Charlie Stowe
Charlie Stowe is the main character in the short story “I spy”. He lives in a coastal town (p. 92, l. 8) and he is twelve years old (p. 92, l. 12), which means he is in the middle of a period of transition. He is about to enter a new phase in his life, because he will soon become a teenager, which maybe explains his behavior in the short story, where he alternates between the childish side of him, which makes him insecure and nervous (p. 93, l. 8: “…he did not dare…”) and the adult side of him which tells him that: “if he were caught now there was nothing to be done about it, and he might as well have his smoke. (p. 94, l. 4-5)
At p. 94, l. 4, it also says that he was telling himself these things “in his curiously adult way” and later on, (p. 94, l. 9) “grown-up and childish exhortations oddly mixed”, which I see, substantiated by the fact that he is muttering both taunts and encouragements, as an emblem of above-mentioned: his confusion through his identity crisis. On the one hand, he hates himself for sneaking out of bed and trying to steal, because he knows it is not right (p. 92, l. 6-17), but on the other hand, he wants to prove something to himself and people around him. Actually, he has been mocked because he has never tried to smoke a cigarette, (p. 92, l. 13-14) which substantiates my theory about Charlie wanting to prove something. He is on a kind of mission that he has to fulfill, partly to be a grown-up (he thinks) and partly to break through his shell and show people how “cool” he is that he dares to smoke a cigarette – and even steal it from his father’s tobacco shop.
The narrator in the text tells us that Charlie does not love his father (p. 92, l. 17-19). As I see it, he hates his father because he cannot lean on him. He seems to be gone most of the time (p. 92, l. 19) Maybe he could be working for “The Huns”. The father: Charlie’s father owns a tobacco shop underneath their house. Even though he does not have much of a relationship with Charlie, we find out that they are still quite similar.
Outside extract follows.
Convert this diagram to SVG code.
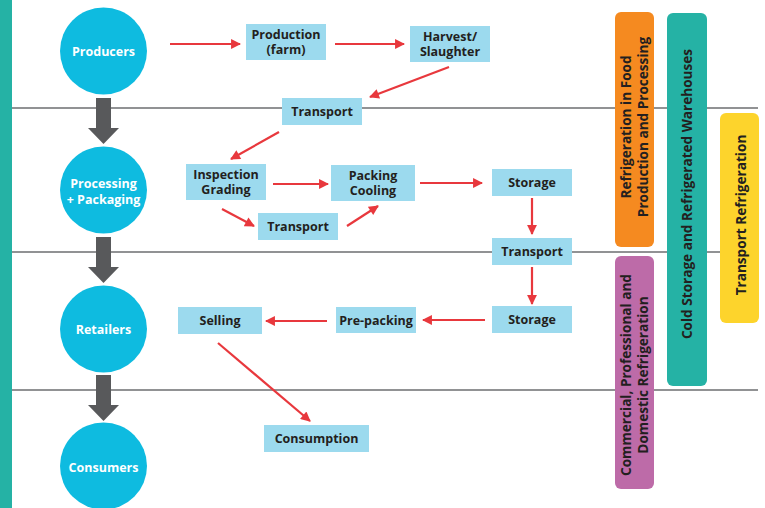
<svg xmlns="http://www.w3.org/2000/svg" width="765" height="508" viewBox="0 0 765 508">
<defs>
<marker id="ah" viewBox="0 0 10 10" refX="9" refY="5" markerWidth="5" markerHeight="4.5" orient="auto" markerUnits="strokeWidth">
<path d="M0,0 L10,5 L0,10 z" fill="#E8383D"/>
</marker>
<style>
.lane{stroke:#6D6E70;stroke-width:1.5;}
.stage{fill:#0EBBE0;}
.stage-t{fill:#fff;font-family:"Open Sans","DejaVu Sans",sans-serif;font-weight:bold;font-size:12.5px;text-anchor:middle;}
.box{fill:#9CDAEE;}
.box-t{fill:#231F20;font-family:"Open Sans","DejaVu Sans",sans-serif;font-weight:bold;font-size:12.5px;text-anchor:middle;}
.flow{stroke:#E8383D;stroke-width:2.2;fill:none;marker-end:url(#ah);}
.big{fill:#58595B;}
.bar-t{fill:#231F20;font-family:"Open Sans","DejaVu Sans",sans-serif;font-weight:bold;font-size:13.6px;text-anchor:middle;}
</style>
</defs>
<rect x="0" y="0" width="12" height="508" fill="#25B2A5"/>
<g id="lanes">
<line class="lane" x1="12" y1="108" x2="758" y2="108"/>
<line class="lane" x1="12" y1="252" x2="758" y2="252"/>
<line class="lane" x1="12" y1="390" x2="758" y2="390"/>
</g>
<g id="stage-arrows">
<path class="big" d="M96,98 H111 V128 H119 L103.5,144 L88,128 H96 Z"/>
<path class="big" d="M96,237 H111 V267 H119 L103.5,283 L88,267 H96 Z"/>
<path class="big" d="M96,375 H111 V405 H119 L103.5,421 L88,405 H96 Z"/>
</g>
<g id="producers"><circle class="stage" cx="103.5" cy="51" r="43.5"/><text class="stage-t" x="103.5" y="55.5">Producers</text></g>
<g id="processing"><circle class="stage" cx="103.5" cy="190" r="43.5"/><text class="stage-t" x="103.5" y="188">Processing</text><text class="stage-t" x="103.5" y="204">+ Packaging</text></g>
<g id="retailers"><circle class="stage" cx="103.5" cy="329" r="43.5"/><text class="stage-t" x="103.5" y="333.5">Retailers</text></g>
<g id="consumers"><circle class="stage" cx="103.5" cy="466" r="43.5"/><text class="stage-t" x="103.5" y="471.5">Consumers</text></g>

<g id="production"><rect class="box" x="246" y="24" width="80" height="36"/><text class="box-t" x="286" y="38.5">Production</text><text class="box-t" x="286" y="54">(farm)</text></g>
<g id="harvest"><rect class="box" x="410" y="26" width="80" height="36"/><text class="box-t" x="450" y="40.5">Harvest/</text><text class="box-t" x="450" y="56">Slaughter</text></g>
<g id="transport1"><rect class="box" x="282" y="98" width="80" height="27"/><text class="box-t" x="322" y="116">Transport</text></g>
<g id="inspection"><rect class="box" x="186" y="164" width="80" height="36"/><text class="box-t" x="226" y="178.5">Inspection</text><text class="box-t" x="226" y="194">Grading</text></g>
<g id="packing"><rect class="box" x="331" y="165" width="84" height="36"/><text class="box-t" x="373" y="179.5">Packing</text><text class="box-t" x="373" y="195">Cooling</text></g>
<g id="transport2"><rect class="box" x="258" y="213" width="80" height="27"/><text class="box-t" x="298" y="231">Transport</text></g>
<g id="storage1"><rect class="box" x="492" y="169" width="80" height="27"/><text class="box-t" x="532" y="187">Storage</text></g>
<g id="transport3"><rect class="box" x="492" y="238" width="80" height="27"/><text class="box-t" x="532" y="256">Transport</text></g>
<g id="storage2"><rect class="box" x="492" y="306" width="80" height="27"/><text class="box-t" x="532" y="324">Storage</text></g>
<g id="prepacking"><rect class="box" x="336" y="307" width="80" height="26"/><text class="box-t" x="376" y="324.5">Pre-packing</text></g>
<g id="selling"><rect class="box" x="178" y="307" width="84" height="27"/><text class="box-t" x="220" y="324.5">Selling</text></g>
<g id="consumption"><rect class="box" x="264" y="425" width="105" height="27"/><text class="box-t" x="316.5" y="443">Consumption</text></g>

<g id="connectors">
<line class="flow" x1="170" y1="44" x2="240" y2="44"/>
<line class="flow" x1="335" y1="44" x2="404" y2="44"/>
<line class="flow" x1="449" y1="67" x2="370" y2="97"/>
<line class="flow" x1="279" y1="132" x2="231" y2="159"/>
<line class="flow" x1="273" y1="184" x2="328" y2="184"/>
<line class="flow" x1="222" y1="209" x2="254" y2="226"/>
<line class="flow" x1="347" y1="226" x2="378" y2="206"/>
<line class="flow" x1="420" y1="183" x2="482" y2="183"/>
<line class="flow" x1="532" y1="198" x2="532" y2="234"/>
<line class="flow" x1="532" y1="267" x2="532" y2="304"/>
<line class="flow" x1="485" y1="320" x2="423" y2="320"/>
<line class="flow" x1="327" y1="321" x2="266" y2="321"/>
<line class="flow" x1="218" y1="343" x2="310" y2="421"/>
</g>

<g id="bar-food"><rect x="615" y="12" width="39" height="235" rx="6" fill="#F58A20"/><text class="bar-t" transform="translate(631,127) rotate(-90)">Refrigeration in Food</text><text class="bar-t" transform="translate(647.5,127) rotate(-90)">Production and Processing</text></g>
<g id="bar-cold"><rect x="667" y="13" width="40" height="373" rx="6" fill="#25B2A5"/><text class="bar-t" transform="translate(692,194) rotate(-90)">Cold Storage and Refrigerated Warehouses</text></g>
<g id="bar-transport"><rect x="720" y="113" width="39" height="210" rx="6" fill="#FDD42C"/><text class="bar-t" transform="translate(746,215) rotate(-90)">Transport Refrigeration</text></g>
<g id="bar-commercial"><rect x="615" y="256" width="39" height="233" rx="6" fill="#BD6BA8"/><text class="bar-t" transform="translate(630.5,375) rotate(-90)">Commercial, Professional and</text><text class="bar-t" transform="translate(647.5,375) rotate(-90)">Domestic Refrigeration</text></g>
</svg>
They are both sneaking out at night and in addition to that, the father also mentions: “there’s nothing to be done about it, I might as well have my smokes. ” (p. 95, l. 17-18) These quotes show both the reader and Charlie that they are somehow similar. I think the father is betraying England through World War 1, which explains the unknown men in the shop, but also makes the title significant and shows us more about the similarity between father and son. In some way, they are both criminals.